Disney Plus: 10 million subs
We’ve spoken in the past about the heating up streaming wars, and Disney has come out to take a market share of 10 million users. It’s surprising because it’s not even been a week since their streaming service has launched, but at least 10 million households have decided to get Disney Plus.
Disney also sold some discounted memberships for 1, 2, or 3 years, earlier this year, but this robust launch clearly demonstrates that households are going to buy this product, even if it’s just for their kids.
As a media company, Disney has a fixed cost in producing content for its audience and can earn from the launch on the silver screen and on the streaming platform. Disney will probably add a lot more to its growing list of subscribers. But at the very least it will make 10 million * $6.99 = $699 million. This is an added line of revenue without a single dollar spent in producing new content. I’d say this is good decision making.
The stock rose 7.3% to close at $148.72 and has risen more than 35% in 2019.
In today’s edition of Google expanding its current line of business, we have – consumer banking, as the firm will soon offer checking accounts to its global consumer base.
The project is code-named Cache, a not-so-subtle pun on the word ‘cash’ and the structure of computer data ‘cache’. You can expect the firm to launch its product next year with accounts that will be run by Citigroup Inc.
It seems now that every major technology firm is getting its beak wet in fintech. Apple launched its credit card this summer, and Facebook planned to release a digital cryptocurrency in hopes to dominate global payments. Despite the bump in the road for Facebook’s Libra project, it still reigns true that the firm spent billions in developing their product.
Apple too has had its fair share of trouble about its credit card this past week, with claims that their algorithm was gender-biased when determining credit limits. Google’s fair share of controversy over anti-trust claims in Europe is not unheard of, and by entering the financial services marketplace, Google may just have opened pandora’s box in navigating securities regulation and legal fees. Check out EquityGuru’s coverage of the full story here.
Bump in Trade Talks
US and China have hit a snag over farm purchases as officials sought to finalise the first phase of the deal locked down by President Trump last month.
Trump has stated that China agreed to buy up to $50 billion of soybeans, pork, and other agricultural products from the US annually. However, China hasn’t finally committed to the exact amount of purchase in this context.

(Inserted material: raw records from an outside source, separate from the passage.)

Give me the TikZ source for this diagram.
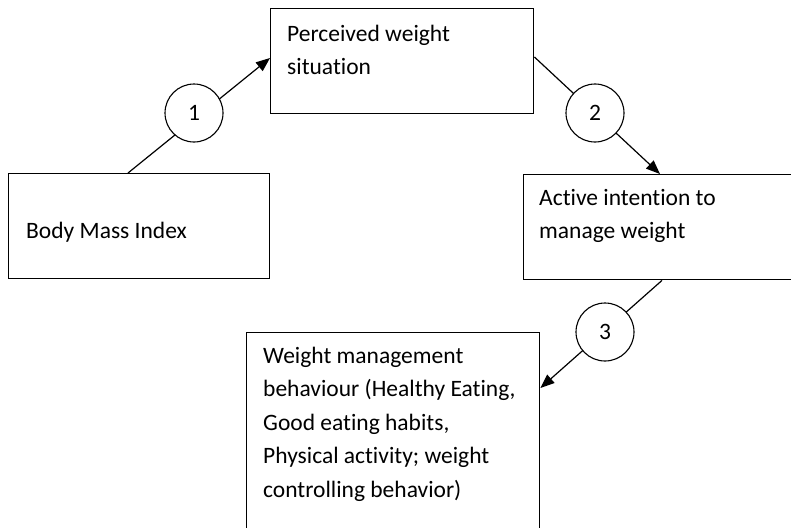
\documentclass[tikz,border=0pt]{standalone}
\usepackage{fontspec}
\setmainfont{Carlito}[Ligatures={NoCommon}]
\usetikzlibrary{arrows.meta,calc}

\tikzset{
  box/.style={draw, line width=1.4pt, rectangle, inner sep=0pt, anchor=north west},
  label/.style={anchor=north west, inner sep=0pt, align=left,
                font=\fontsize{23.5}{33.5}\selectfont},
  stage/.style={draw, line width=1.1pt, circle, fill=white, minimum size=58pt,
                inner sep=0pt, font=\fontsize{23.5}{28}\selectfont},
  link/.style={line width=1.2pt, -{Triangle[length=14pt,width=11pt]}},
}

\begin{document}
\begin{tikzpicture}[x=1pt,y=-1pt]
  \clip (0,0) rectangle (791,527);
  \fill[white] (0,0) rectangle (791,527);

  % boxes
  \node[box, minimum width=263pt, minimum height=105pt] (perc) at (270,8) {};
  \node[box, minimum width=261pt, minimum height=105pt] (bmi) at (8,173) {};
  \node[box, minimum width=290pt, minimum height=105pt] (act) at (523,174) {};
  \node[box, minimum width=293pt, minimum height=220pt] (wmb) at (246,332) {};

  % box texts
  \node[label] (percT) at (287,17.5) {\strut Perceived weight\\situation};
  \node[label] (bmiT) at (26,214.5) {\strut Body Mass Index};
  \node[label] (actT) at (539,181.5) {\strut Active intention to\\manage weight};
  \node[label] (wmbT) at (263,339.5) {\strut Weight management\\behaviour (Healthy Eating,\\Good eating habits,\\Physical activity; weight\\controlling behavior)};

  % connector end points on the box borders
  \coordinate (a1) at (bmi.north west -| 128,0);
  \coordinate (b1) at (perc.west |- 0,58);
  \coordinate (a2) at (perc.east |- 0,57);
  \coordinate (b2) at (act.north west -| 660,0);
  \coordinate (a3) at (act.south west -| 662,0);
  \coordinate (b3) at (wmb.east |- 0,388);

  % connectors
  \draw[link] (a1) -- (b1);
  \draw[link] (a2) -- (b2);
  \draw[link] (a3) -- (b3);

  % numbered stages
  \node[stage] (s1) at (194,113) {1};
  \node[stage] (s2) at (595,113) {2};
  \node[stage] (s3) at (605,332) {3};
\end{tikzpicture}
\end{document}
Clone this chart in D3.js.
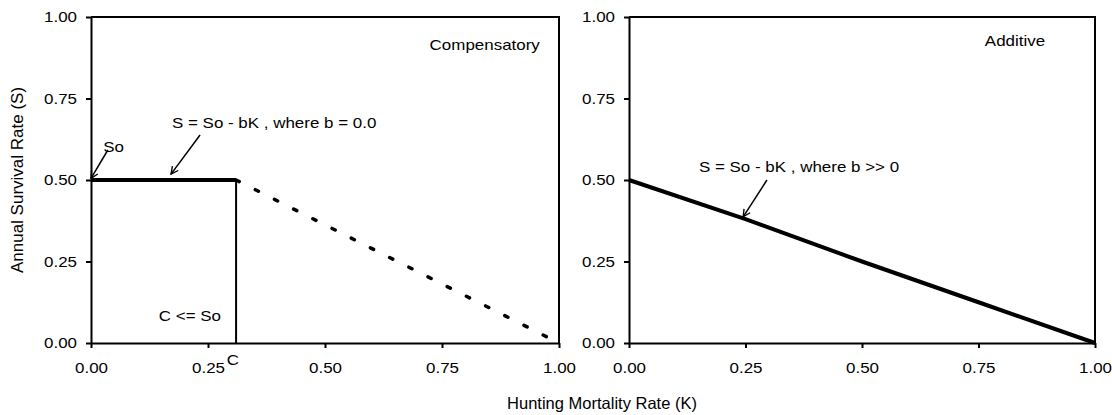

I’m not saying this is correct but I do think it makes sense. As much as this trade war is economic, it is ideological and political as well. Neither country wants to admit to a trade deal that makes it look like the other country got the better of them. The contingency plan to any said agreement is that any country can always “stop” buying goods, or levy more tariffs if things go south. “We can always stop the purchases if things get worse again,” said one Chinese official.